Of course I had shouldered a new responsibility. I had an expensive, inanimate object on my hands. I wanted it to look all right on the outside and be all right on the inside. Few words are more expressive than “care and upkeep.” Fortunately in their obligations I was remarkably lucky. The plane was an experiment for Kinner, a model for production. Obviously he wanted to have demonstrated exactly what it could do. When I was around, I was informally a sort of demonstrator—we agreed that he could use it for demonstration in return for free hangar space, and I was given much mechanical help, and other assistance in addition to hangar space. It was this situation, I suppose, which really made it possible for a “telephone girl” to carry on. At any rate, to me the important fact is, that I secured many free hours in the air and much kindly help.
Demonstrating has other advantages; it means an effort to sell someone something. And selling involves debating the virtues of the thing to be sold, the prospective purchaser usually being on the silent end of the debate. So I found myself studying the virtues of my plane, and in so doing, those of others.

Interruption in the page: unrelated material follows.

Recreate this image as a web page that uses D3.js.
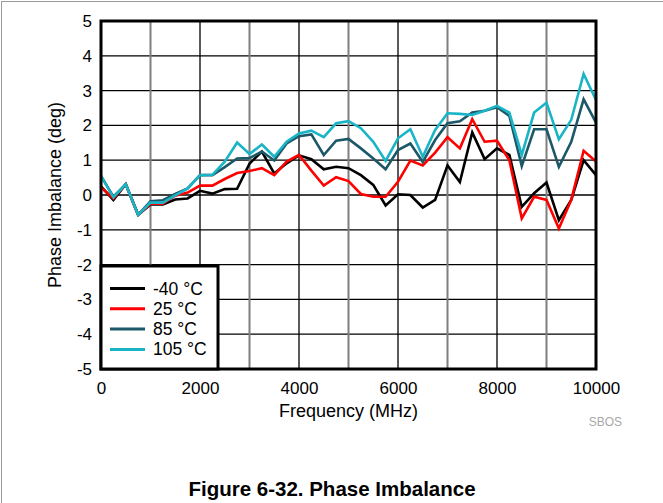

The first thing most people want to do when they get a new car is to take someone out driving in it; a desire which seems to apply equally to a plane. Somehow I have always felt a little differently. It isn’t that I am not proud of my possession, but that I always have a suspicion that my pride may run away with my prudence. If it be car or plane, my inclination is to be absolutely sure of myself before I whisk anybody else’s body around in it. Consequently my air passengers were few.
As a matter of fact, I have never asked any men to take a ride. I think I have always feared that some sense of gallantry would make them accept, even though they did not trust me. So my male passengers have always had to do the asking.
There were plenty of potential joy riders around the fields in those days. Many of them had drifted into aviation after the war—or rather had not drifted out. They wanted to be near planes, and accepted any opportunity to take a ride no matter who the pilot or what the machine. From this gang have graduated many of the men who are today the real working human backbone of the industry.
From them were recruited the gypsy flyers who barnstormed their way around the country and whose activities actually figured largely in the development of American aviation. It was they who kept alive public interest. Mostly they flew wrecks, old war crates tied together with baling wire. Anything that would get off the ground—most of the time—was good enough for them. Many of them, of course, paid a heavy price for their devotion.
I didn’t like public flying. It didn’t coincide with my ideas of what I wished to do with my plane. It was hard enough to keep out of the papers anyway in those days if one flew. The slightest mishap was called a crash and disasters were played up lugubriously.
For me flying was a sport and not a circus—I used to sneak away to a secluded field and practise, with no one to bother. I appeared in public only on special occasions. For instance once I was invited to take part in a meet held by the Aero Club of Southern California at Pasadena. It was purely a public demonstration, a sort of circus, yet it was for a purpose—to raise money for the Club and to arouse local interest in flying.
I was asked to do a little stunting, the usual thing on occasions of this kind. The little plane looked well in the air, so I accepted. The minute I flew up to the field I began to feel like a clown, although happily there were two of us female freaks to divide the honors and the odium.